Although AMLX is up a lot since my previous coverage, I am not bothered. This was an exceptional event, and there’s no way anybody can predict what would have happened here. In the normal course of things, after a failed adcom, a stock would have gone down – and it did. There’s no precedence for a second adcom. So, all those who held it through it all, great job, but don’t expect that to happen again with another stock.

As for the future, AMLX’s only drug Relyvrio has been pegged at $2.6bn in peak sales by 2026. That could well be achieved – assuming PHOENIX does not disappoint. It is tough to predict this thing because, a) CENTAUR wasn’t a slam dunk and yet Relyvrio got full approval, and b) who’s to say PHOENIX won’t fail and still Relyvrio will stay in the market because of pressure from the patients? After all, unlike aduhelm, Relyvrio is safe enough.
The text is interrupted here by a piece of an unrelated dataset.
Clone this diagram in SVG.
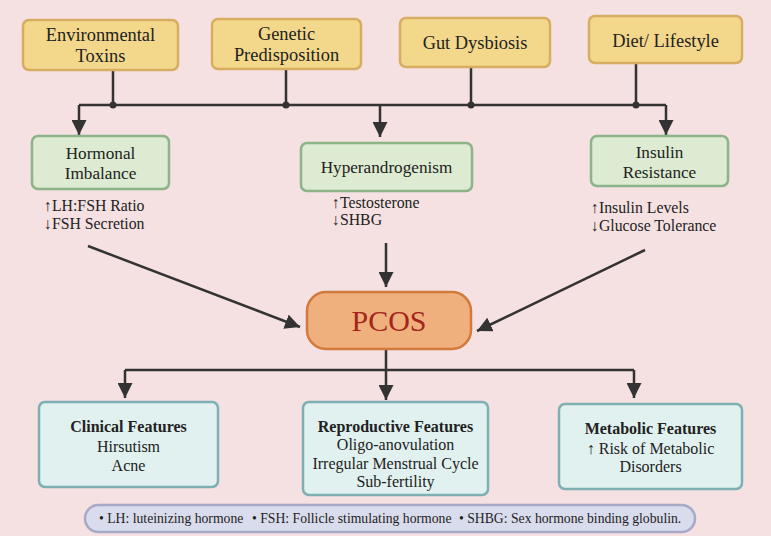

Thus, if you are buying or holding Amylyx Pharmaceuticals, Inc. for its future potential, it is a blind gamble. All gambles are somewhat blind, but this one, there’s no way to predict anything. I will stay on the sidelines, even though I am aware that if successful with commercialization and then with PHOENIX, Amylyx Pharmaceuticals stock may double, even quadruple, in the next 3-4 years.